A website ad for a sofa on www.lovesofas.co.uk was headed "NOVARO LEFT HAND LEATHER CORNER SUITE (BLACK/RED)". Text under the heading "Items Specifics" included "Material: Premium Bonded Leather/ Leather Match".
The complainant, who had purchased the sofa, challenged whether the "leather" claims were misleading and could be substantiated, because he understood the material used was not leather.
Love Sofas Ltd said the product was upholstered with bonded leather, which they said was made of off-cuts of leather, which was shredded and reconstituted, and given a polyurethane coating to give a leather look. They understood that most bonded leather sofas sold in the UK comprised 15–35% leather content. They believed its use was widespread.
Love Sofas said the first line of their ad descriptions always stated that the product was made of bonded leather and never implied that it was top-grain or 100% natural leather. They believed the ad was therefore not misleading. They provided a copy of a fire safety report for the material in support of the claims.
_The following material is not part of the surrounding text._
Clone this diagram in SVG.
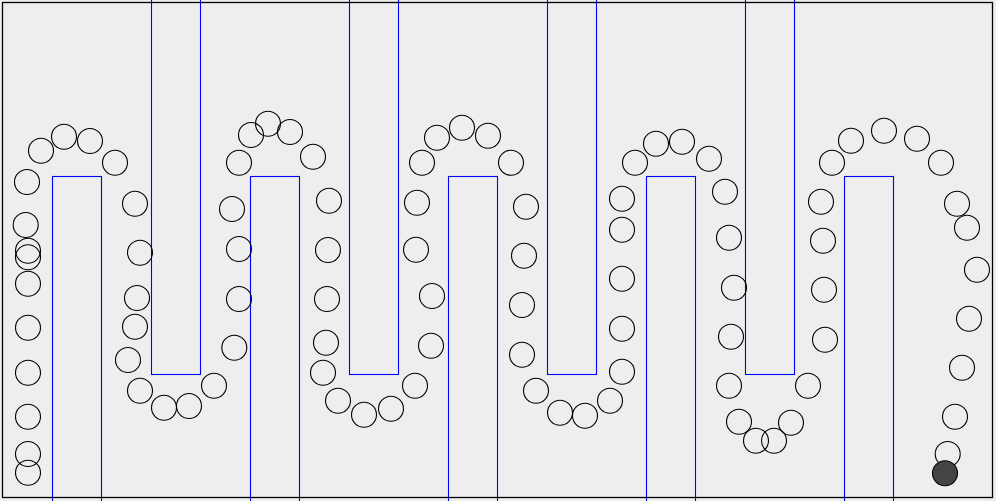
<svg xmlns="http://www.w3.org/2000/svg" width="996" height="501" viewBox="0 0 996 501">
<style>
.wall{fill:none;stroke:#0000ff;stroke-width:1.1}
.c{fill:none;stroke:#000;stroke-width:1.1}
.ball{fill:#444;stroke:#000;stroke-width:1.1}
</style>
<rect x="0" y="0" width="996" height="501" fill="#eeeeee"/>
<g id="walls">
<rect class="wall" x="52.5" y="176.5" width="49" height="330"/>
<rect class="wall" x="250.5" y="176.5" width="49" height="330"/>
<rect class="wall" x="448.5" y="176.5" width="49" height="330"/>
<rect class="wall" x="646.5" y="176.5" width="49" height="330"/>
<rect class="wall" x="844.5" y="176.5" width="49" height="330"/>
<rect class="wall" x="151.5" y="-10" width="49" height="384.5"/>
<rect class="wall" x="349.5" y="-10" width="49" height="384.5"/>
<rect class="wall" x="547.5" y="-10" width="49" height="384.5"/>
<rect class="wall" x="745.5" y="-10" width="49" height="384.5"/>
</g>
<rect id="border" x="2.5" y="2.5" width="990" height="495" fill="none" stroke="#000" stroke-width="1.3"/>
<g id="trail">
<circle class="c" cx="28" cy="472.7" r="12.5"/>
<circle class="c" cx="28" cy="454" r="12.5"/>
<circle class="c" cx="28" cy="416.7" r="12.5"/>
<circle class="c" cx="28" cy="372.7" r="12.5"/>
<circle class="c" cx="28" cy="327.7" r="12.5"/>
<circle class="c" cx="28" cy="283.7" r="12.5"/>
<circle class="c" cx="28" cy="257.3" r="12.5"/>
<circle class="c" cx="28" cy="250.7" r="12.5"/>
<circle class="c" cx="25.7" cy="225" r="12.5"/>
<circle class="c" cx="27" cy="182" r="12.5"/>
<circle class="c" cx="41" cy="150.7" r="12.5"/>
<circle class="c" cx="64" cy="136.7" r="12.5"/>
<circle class="c" cx="90" cy="141" r="12.5"/>
<circle class="c" cx="115" cy="162.7" r="12.5"/>
<circle class="c" cx="135" cy="203.7" r="12.5"/>
<circle class="c" cx="140" cy="252.7" r="12.5"/>
<circle class="c" cx="137" cy="298" r="12.5"/>
<circle class="c" cx="135" cy="326.7" r="12.5"/>
<circle class="c" cx="128" cy="360" r="12.5"/>
<circle class="c" cx="140" cy="390.7" r="12.5"/>
<circle class="c" cx="164" cy="407.7" r="12.5"/>
<circle class="c" cx="189" cy="406" r="12.5"/>
<circle class="c" cx="214" cy="385.7" r="12.5"/>
<circle class="c" cx="234.3" cy="347.7" r="12.5"/>
<circle class="c" cx="239" cy="299" r="12.5"/>
<circle class="c" cx="239" cy="249" r="12.5"/>
<circle class="c" cx="232" cy="209" r="12.5"/>
<circle class="c" cx="239" cy="162.7" r="12.5"/>
<circle class="c" cx="251" cy="135" r="12.5"/>
<circle class="c" cx="268" cy="123.7" r="12.5"/>
<circle class="c" cx="290" cy="132" r="12.5"/>
<circle class="c" cx="313" cy="156.7" r="12.5"/>
<circle class="c" cx="329" cy="200.7" r="12.5"/>
<circle class="c" cx="328" cy="250" r="12.5"/>
<circle class="c" cx="327" cy="299" r="12.5"/>
<circle class="c" cx="326" cy="342.7" r="12.5"/>
<circle class="c" cx="323" cy="372.7" r="12.5"/>
<circle class="c" cx="338" cy="400.7" r="12.5"/>
<circle class="c" cx="364" cy="414.7" r="12.5"/>
<circle class="c" cx="391" cy="408.7" r="12.5"/>
<circle class="c" cx="415" cy="385.7" r="12.5"/>
<circle class="c" cx="431" cy="345.7" r="12.5"/>
<circle class="c" cx="432" cy="296" r="12.5"/>
<circle class="c" cx="416" cy="249.7" r="12.5"/>
<circle class="c" cx="417" cy="202.7" r="12.5"/>
<circle class="c" cx="422" cy="162.7" r="12.5"/>
<circle class="c" cx="437" cy="137.7" r="12.5"/>
<circle class="c" cx="462" cy="127.7" r="12.5"/>
<circle class="c" cx="488" cy="135.7" r="12.5"/>
<circle class="c" cx="511" cy="162.7" r="12.5"/>
<circle class="c" cx="526" cy="206.7" r="12.5"/>
<circle class="c" cx="524" cy="255.7" r="12.5"/>
<circle class="c" cx="522" cy="305" r="12.5"/>
<circle class="c" cx="522" cy="354.7" r="12.5"/>
<circle class="c" cx="536" cy="390.7" r="12.5"/>
<circle class="c" cx="560" cy="412.7" r="12.5"/>
<circle class="c" cx="585" cy="415.7" r="12.5"/>
<circle class="c" cx="610" cy="400.7" r="12.5"/>
<circle class="c" cx="622" cy="371.7" r="12.5"/>
<circle class="c" cx="622" cy="328.7" r="12.5"/>
<circle class="c" cx="622" cy="278.7" r="12.5"/>
<circle class="c" cx="622" cy="229.7" r="12.5"/>
<circle class="c" cx="622" cy="198.7" r="12.5"/>
<circle class="c" cx="635" cy="162.7" r="12.5"/>
<circle class="c" cx="656" cy="143.7" r="12.5"/>
<circle class="c" cx="682" cy="141.7" r="12.5"/>
<circle class="c" cx="709" cy="158.7" r="12.5"/>
<circle class="c" cx="725" cy="191.7" r="12.5"/>
<circle class="c" cx="729" cy="237.7" r="12.5"/>
<circle class="c" cx="734" cy="287.7" r="12.5"/>
<circle class="c" cx="731" cy="336.7" r="12.5"/>
<circle class="c" cx="729" cy="385.7" r="12.5"/>
<circle class="c" cx="739" cy="421.7" r="12.5"/>
<circle class="c" cx="756" cy="440.7" r="12.5"/>
<circle class="c" cx="774" cy="440.7" r="12.5"/>
<circle class="c" cx="791" cy="422.7" r="12.5"/>
<circle class="c" cx="808" cy="385.7" r="12.5"/>
<circle class="c" cx="825" cy="339.7" r="12.5"/>
<circle class="c" cx="824" cy="289.7" r="12.5"/>
<circle class="c" cx="823" cy="240.7" r="12.5"/>
<circle class="c" cx="821" cy="201.7" r="12.5"/>
<circle class="c" cx="832" cy="162.7" r="12.5"/>
<circle class="c" cx="851" cy="140.7" r="12.5"/>
<circle class="c" cx="884" cy="130.7" r="12.5"/>
<circle class="c" cx="917" cy="138.7" r="12.5"/>
<circle class="c" cx="941" cy="162.7" r="12.5"/>
<circle class="c" cx="957" cy="203.7" r="12.5"/>
<circle class="c" cx="967" cy="227.7" r="12.5"/>
<circle class="c" cx="977" cy="269.7" r="12.5"/>
<circle class="c" cx="969" cy="318.7" r="12.5"/>
<circle class="c" cx="962" cy="367.7" r="12.5"/>
<circle class="c" cx="955" cy="416.7" r="12.5"/>
<circle class="c" cx="947.7" cy="454" r="12.5"/>
</g>
<circle id="ball" class="ball" cx="945" cy="473.3" r="12.5"/>
</svg>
They said there was much debate in the furniture industry worldwide as to how bonded leather should be labelled. They understood there had been discussions at the European Commission as to whether bonded leather should have a minimum of 50% leather content, but they were not aware if any standards had been implemented. They understood that industry bodies in the UK were not aware of any British standards for bonded leather. They provided copies of three British Standards which related to leather: BS EN 13336:2012, BS EN 15987:2011 and BS 2780:1983 + A1:2013 (the "Glossary of Leather Terms"); none included a definition of, or standard for, bonded leather. They said that the Glossary of Leather Terms was updated in July 2013 to include a definition for "bonded leather fibre". They stated that industry bodies had told them that bonded leather was a different material to bonded leather fibre. Love Sofas were not aware of the term "bonded leather fibre" being used in the industry.
The ASA considered consumers would understand the primary claim "NOVARO LEFT HAND LEATHER CORNER SUITE" to mean that the sofa was made from 100% leather. We considered consumers were likely to interpret the further claim "Premium Bonded Leather" to mean that the material was not constructed solely of leather, but that it was comprised largely of leather.
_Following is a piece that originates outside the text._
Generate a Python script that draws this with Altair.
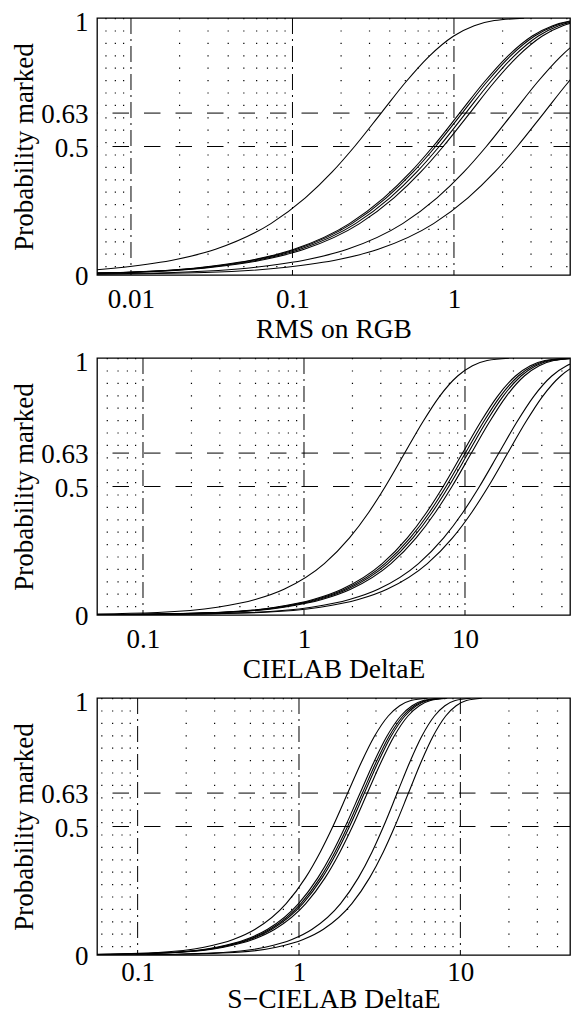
import altair as alt
import pandas as pd

FONT = "Liberation Serif"
FS = 27

# probability levels at which each curve's stimulus value was read
P_LEVELS = [0.001, 0.01, 0.03, 0.06, 0.1, 0.2, 0.3, 0.4, 0.5, 0.632,
            0.75, 0.85, 0.93, 0.97, 0.99, 0.999]

# Panel 1: RMS on RGB
RGB_CURVES = {
    "a": [0.000247, 0.00281, 0.00902, 0.01897, 0.0334, 0.0735, 0.1201, 0.1756,
          0.2424, 0.356, 0.5016, 0.6988, 0.9964, 1.335, 1.776, 2.719],
    "b1": [0.000758, 0.0086, 0.02763, 0.0581, 0.1022, 0.2251, 0.3677, 0.5376,
           0.7421, 1.09, 1.536, 2.140, 3.051, 4.088, 5.438, 8.325],
    "b2": [0.000785, 0.00892, 0.02865, 0.0602, 0.106, 0.2333, 0.3811, 0.5573,
           0.7693, 1.13, 1.592, 2.218, 3.163, 4.238, 5.638, 8.631],
    "b3": [0.000827, 0.00939, 0.03017, 0.0634, 0.1116, 0.2457, 0.4014, 0.5869,
           0.8102, 1.19, 1.677, 2.336, 3.331, 4.463, 5.937, 9.089],
    "b4": [0.000876, 0.00994, 0.03194, 0.0672, 0.1182, 0.2602, 0.425, 0.6214,
           0.8578, 1.26, 1.775, 2.473, 3.527, 4.725, 6.286, 9.624],
    "c": [0.00162, 0.01838, 0.05907, 0.1242, 0.2186, 0.4811, 0.7859, 1.149,
          1.586, 2.33, 3.283, 4.574, 6.522, 8.738, 11.62, 17.8],
    "d": [0.00252, 0.02856, 0.09177, 0.193, 0.3396, 0.7475, 1.221, 1.785,
          2.464, 3.62, 5.101, 7.106, 10.13, 13.58, 18.06, 27.65],
}

# Panel 2: CIELAB DeltaE
LAB_CURVES = {
    "a": [0.02086, 0.1231, 0.2893, 0.4982, 0.7513, 1.338, 1.917, 2.528,
          3.2, 4.24, 5.453, 6.937, 9.002, 11.13, 13.72, 18.74],
    "b1": [0.04772, 0.2817, 0.6618, 1.140, 1.719, 3.060, 4.386, 5.784,
           7.321, 9.7, 12.47, 15.87, 20.59, 25.47, 31.39, 42.87],
    "b2": [0.04969, 0.2933, 0.6891, 1.187, 1.79, 3.187, 4.567, 6.023,
           7.622, 10.1, 12.99, 16.52, 21.44, 26.52, 32.68, 44.64],
    "b3": [0.05166, 0.3049, 0.7164, 1.234, 1.861, 3.313, 4.748, 6.261,
           7.924, 10.5, 13.5, 17.18, 22.29, 27.57, 33.98, 46.41],
    "b4": [0.05412, 0.3194, 0.7505, 1.293, 1.949, 3.471, 4.974, 6.559,
           8.302, 11.0, 14.15, 18.0, 23.35, 28.89, 35.6, 48.62],
    "c": [0.0802, 0.4734, 1.112, 1.915, 2.888, 5.143, 7.371, 9.72,
          12.3, 16.3, 20.96, 26.67, 34.6, 42.8, 52.75, 72.05],
    "d": [0.09102, 0.5372, 1.262, 2.174, 3.278, 5.837, 8.366, 11.03,
          13.96, 18.5, 23.79, 30.27, 39.28, 48.58, 59.87, 81.77],
}

# Panel 3: S-CIELAB DeltaE
SLAB_CURVES = {
    "a": [0.03455, 0.1342, 0.2579, 0.3909, 0.5351, 0.8323, 1.096, 1.353,
          1.621, 2.01, 2.436, 2.929, 3.574, 4.205, 4.935, 6.261],
    "b1": [0.04126, 0.1603, 0.3079, 0.4668, 0.6389, 0.9938, 1.308, 1.616,
           1.935, 2.40, 2.909, 3.497, 4.267, 5.021, 5.892, 7.476],
    "b2": [0.04263, 0.1656, 0.3182, 0.4824, 0.6602, 1.027, 1.352, 1.670,
           2.0, 2.48, 3.006, 3.613, 4.409, 5.188, 6.088, 7.725],
    "b3": [0.04383, 0.1703, 0.3272, 0.496, 0.6788, 1.056, 1.39, 1.717,
           2.056, 2.55, 3.091, 3.715, 4.534, 5.335, 6.26, 7.943],
    "b4": [0.04573, 0.1776, 0.3413, 0.5174, 0.7081, 1.101, 1.45, 1.791,
           2.145, 2.66, 3.224, 3.876, 4.729, 5.565, 6.53, 8.286],
    "c": [0.09723, 0.3385, 0.6166, 0.904, 1.206, 1.81, 2.33, 2.831,
          3.339, 4.07, 4.856, 5.755, 6.907, 8.018, 9.288, 11.56],
    "d": [0.1142, 0.3976, 0.7242, 1.062, 1.417, 2.126, 2.737, 3.324,
          3.922, 4.78, 5.703, 6.759, 8.112, 9.417, 10.91, 13.58],
}

X_TITLES = ["RMS on RGB", "CIELAB DeltaE", "S\u2212CIELAB DeltaE"]
X_DOMAINS = [[0.00616, 5.23], [0.0518, 44.9], [0.056, 47.8]]
X_TICKS = [[0.01, 0.1, 1], [0.1, 1, 10], [0.1, 1, 10]]
DECADES = [[0.01, 0.1, 1], [0.1, 1, 10], [0.1, 1, 10]]
MINOR = [
    [0.007, 0.008, 0.009, 0.02, 0.03, 0.04, 0.05, 0.06, 0.07, 0.08, 0.09,
     0.2, 0.3, 0.4, 0.5, 0.6, 0.7, 0.8, 0.9, 2, 3, 4, 5],
    [0.06, 0.07, 0.08, 0.09, 0.2, 0.3, 0.4, 0.5, 0.6, 0.7, 0.8, 0.9,
     2, 3, 4, 5, 6, 7, 8, 9, 20, 30, 40],
    [0.06, 0.07, 0.08, 0.09, 0.2, 0.3, 0.4, 0.5, 0.6, 0.7, 0.8, 0.9,
     2, 3, 4, 5, 6, 7, 8, 9, 20, 30, 40],
]
X_LABEL_PAD = [32, 32.5, 25]
X_TITLE_OFFSET = [62, 62.5, 52.5]
Y_TICKS = [0, 0.5, 0.63, 1]
REF_LEVELS = [0.5, 0.63]


def panel(curves, domain, ticks, decades, minor, title, label_pad, title_y):
    xs = alt.Scale(type="log", domain=domain, nice=False)
    ys = alt.Scale(domain=[0, 1], nice=False, zero=False)
    xaxis = alt.Axis(
        values=ticks, format=".2~f", title=title, grid=False, ticks=False,
        tickSize=0, domain=False, labelFont=FONT, labelFontSize=FS,
        labelColor="black", labelPadding=label_pad, labelBaseline="alphabetic",
        labelFlush=False, labelOverlap=False, titleFont=FONT,
        titleFontSize=27.5, titleFontWeight="normal", titleColor="black",
        titleY=title_y, titleBaseline="alphabetic")
    yaxis = alt.Axis(
        values=Y_TICKS, format=".2~f", title="Probability marked", grid=False,
        ticks=False, tickSize=0, domain=False, labelFont=FONT,
        labelFontSize=FS, labelColor="black", labelPadding=9,
        labelOffset={"condition": {"test": "datum.value == 1", "value": 4.5},
                     "value": 1.5},
        labelBaseline="middle", labelFlush=False, labelOverlap=False,
        titleFont=FONT, titleFontSize=FS, titleFontWeight="normal",
        titleColor="black", titleX=-65, titleBaseline="alphabetic")
    X = alt.X("x:Q", scale=xs, axis=xaxis)
    Y = alt.Y("p:Q", scale=ys, axis=yaxis)

    rows = []
    for name, xv in curves.items():
        for i, (x, p) in enumerate(zip(xv, P_LEVELS)):
            rows.append({"curve": name, "i": i, "x": x, "p": p})
    df = pd.DataFrame(rows)

    minor_l = alt.Chart(pd.DataFrame({"x": minor})).mark_rule(
        color="black", strokeWidth=1.2, strokeDash=[1.2, 11.2]).encode(x=X)
    dec_l = alt.Chart(pd.DataFrame({"x": decades})).mark_rule(
        color="black", strokeWidth=1, strokeDash=[16, 5, 2, 5]).encode(x=X)
    ref_l = alt.Chart(pd.DataFrame({"p": REF_LEVELS})).mark_rule(
        color="black", strokeWidth=1, strokeDash=[16.5, 15]).encode(y=Y)
    curve_l = alt.Chart(df).mark_line(
        color="black", strokeWidth=1.1, interpolate="monotone", clip=True
    ).encode(x=X, y=Y, detail="curve:N", order="i:Q")
    return alt.layer(minor_l, dec_l, ref_l, curve_l).properties(
        width=473, height=257)


panels = [
    panel(c, X_DOMAINS[k], X_TICKS[k], DECADES[k], MINOR[k], X_TITLES[k],
          X_LABEL_PAD[k], X_TITLE_OFFSET[k])
    for k, c in enumerate([RGB_CURVES, LAB_CURVES, SLAB_CURVES])
]

chart = alt.vconcat(*panels, spacing=83, bounds="flush").properties(
    autosize=alt.AutoSizeParams(type="none"),
    padding={"left": 89, "top": 10, "right": 1, "bottom": 995},
    background="white",
).configure_view(stroke="black", strokeWidth=1.3)

chart.save("out.html", embed_options={"renderer": "svg", "actions": False})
Love Sofas had said that the material comprised of shredded and reconstituted off-cuts of leather with a polyurethane coating, with a maximum leather content of 35%. However, they had not provided any evidence that formally assessed the composition of the material and we therefore considered that the claims in the ad, which implied that the material used was 100% leather or comprised largely of leather, had not been substantiated and were misleading to consumers.
We further noted that the Glossary of Leather Terms set out a definition for "leather"; we understood from that definition that the material described by Love Sofas should not be referred to as "LEATHER" as it was in the ad. The Glossary also set out a definition for a type of leather material called "bonded leather fibre", which we noted corresponded closely with Love Sofa's description of "Premium Bonded Leather", except that the material in the advertiser's product did not contain a high enough percentage of leather fibre to meet the standard set out in the Glossary. The definition required that other components – such as a polyurethane coating – should be declared as part of the description. We were therefore also concerned that the material Love Sofas had said was used in the sofa did not appear to meet the most relevant British Standards and therefore should not be described as "leather" at all.
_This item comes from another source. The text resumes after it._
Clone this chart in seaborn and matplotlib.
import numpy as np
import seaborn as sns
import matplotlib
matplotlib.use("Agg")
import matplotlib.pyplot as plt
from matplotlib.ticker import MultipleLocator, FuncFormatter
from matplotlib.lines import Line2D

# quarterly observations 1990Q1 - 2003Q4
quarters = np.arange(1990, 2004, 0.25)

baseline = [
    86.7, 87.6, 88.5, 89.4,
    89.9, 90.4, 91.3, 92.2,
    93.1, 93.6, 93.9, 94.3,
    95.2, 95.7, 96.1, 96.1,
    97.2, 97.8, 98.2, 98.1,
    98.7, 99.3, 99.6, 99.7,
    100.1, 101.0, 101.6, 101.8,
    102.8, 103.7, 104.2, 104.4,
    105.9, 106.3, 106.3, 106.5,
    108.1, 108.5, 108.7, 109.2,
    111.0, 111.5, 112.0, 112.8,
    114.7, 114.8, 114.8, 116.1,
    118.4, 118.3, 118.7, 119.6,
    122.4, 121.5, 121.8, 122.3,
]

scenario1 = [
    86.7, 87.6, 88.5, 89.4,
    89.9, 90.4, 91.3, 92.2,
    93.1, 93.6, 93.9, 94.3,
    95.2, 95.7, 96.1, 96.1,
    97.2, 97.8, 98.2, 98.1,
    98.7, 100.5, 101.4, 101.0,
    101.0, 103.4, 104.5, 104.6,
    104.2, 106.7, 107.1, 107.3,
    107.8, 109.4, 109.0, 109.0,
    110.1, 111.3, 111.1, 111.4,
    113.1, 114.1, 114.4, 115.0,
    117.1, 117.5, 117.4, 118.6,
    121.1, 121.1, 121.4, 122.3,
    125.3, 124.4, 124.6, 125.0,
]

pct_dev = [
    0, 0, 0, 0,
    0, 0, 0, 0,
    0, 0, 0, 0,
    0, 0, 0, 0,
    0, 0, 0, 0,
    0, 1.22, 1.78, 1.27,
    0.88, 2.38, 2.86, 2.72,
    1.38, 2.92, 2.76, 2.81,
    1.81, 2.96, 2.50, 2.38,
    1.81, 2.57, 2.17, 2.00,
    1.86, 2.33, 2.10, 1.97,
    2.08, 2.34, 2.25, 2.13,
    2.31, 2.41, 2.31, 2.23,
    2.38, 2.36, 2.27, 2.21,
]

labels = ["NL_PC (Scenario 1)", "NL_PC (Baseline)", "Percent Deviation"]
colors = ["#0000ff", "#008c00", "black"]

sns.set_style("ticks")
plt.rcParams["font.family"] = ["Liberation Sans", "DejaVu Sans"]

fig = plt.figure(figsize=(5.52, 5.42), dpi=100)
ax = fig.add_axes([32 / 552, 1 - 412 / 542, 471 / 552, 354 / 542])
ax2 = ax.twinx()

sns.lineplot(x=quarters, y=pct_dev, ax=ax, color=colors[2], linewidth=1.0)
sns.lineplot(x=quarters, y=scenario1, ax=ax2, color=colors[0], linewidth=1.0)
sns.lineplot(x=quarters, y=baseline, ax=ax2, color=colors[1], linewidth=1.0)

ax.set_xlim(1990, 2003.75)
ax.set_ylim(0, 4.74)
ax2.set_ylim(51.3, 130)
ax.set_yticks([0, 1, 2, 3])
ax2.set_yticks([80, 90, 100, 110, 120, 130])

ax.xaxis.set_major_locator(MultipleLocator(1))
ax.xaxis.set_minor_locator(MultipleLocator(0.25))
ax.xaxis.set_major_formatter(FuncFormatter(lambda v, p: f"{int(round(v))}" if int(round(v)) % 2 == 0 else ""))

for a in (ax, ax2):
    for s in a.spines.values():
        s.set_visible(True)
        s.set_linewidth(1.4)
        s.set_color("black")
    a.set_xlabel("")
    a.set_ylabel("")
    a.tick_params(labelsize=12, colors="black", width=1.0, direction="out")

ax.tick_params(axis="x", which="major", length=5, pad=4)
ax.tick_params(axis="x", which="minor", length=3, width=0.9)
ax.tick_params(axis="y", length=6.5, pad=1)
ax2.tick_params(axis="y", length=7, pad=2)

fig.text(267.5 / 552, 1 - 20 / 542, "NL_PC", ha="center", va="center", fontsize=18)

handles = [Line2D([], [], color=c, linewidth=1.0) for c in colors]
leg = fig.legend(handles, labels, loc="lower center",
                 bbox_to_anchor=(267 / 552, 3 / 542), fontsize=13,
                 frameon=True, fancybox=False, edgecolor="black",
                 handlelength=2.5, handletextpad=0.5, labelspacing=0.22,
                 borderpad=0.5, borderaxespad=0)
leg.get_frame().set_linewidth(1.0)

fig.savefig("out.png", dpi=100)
Because we had not seen evidence that the material used in the sofa was comprised of a significant proportion of leather, we concluded the claims had not been substantiated and the ad was misleading.
The ad breached CAP Code (Edition 12) rules 3.1 3.1 Marketing communications must not materially mislead or be likely to do so. (Misleading advertising) and 3.7 3.7 Before distributing or submitting a marketing communication for publication, marketers must hold documentary evidence to prove claims that consumers are likely to regard as objective and that are capable of objective substantiation. The ASA may regard claims as misleading in the absence of adequate substantiation. (Substantiation).
The ad must not appear again in its current form. We told Love Sofas not to use terms which implied that the materials used in their products was largely leather unless they held evidence demonstrating that was the case.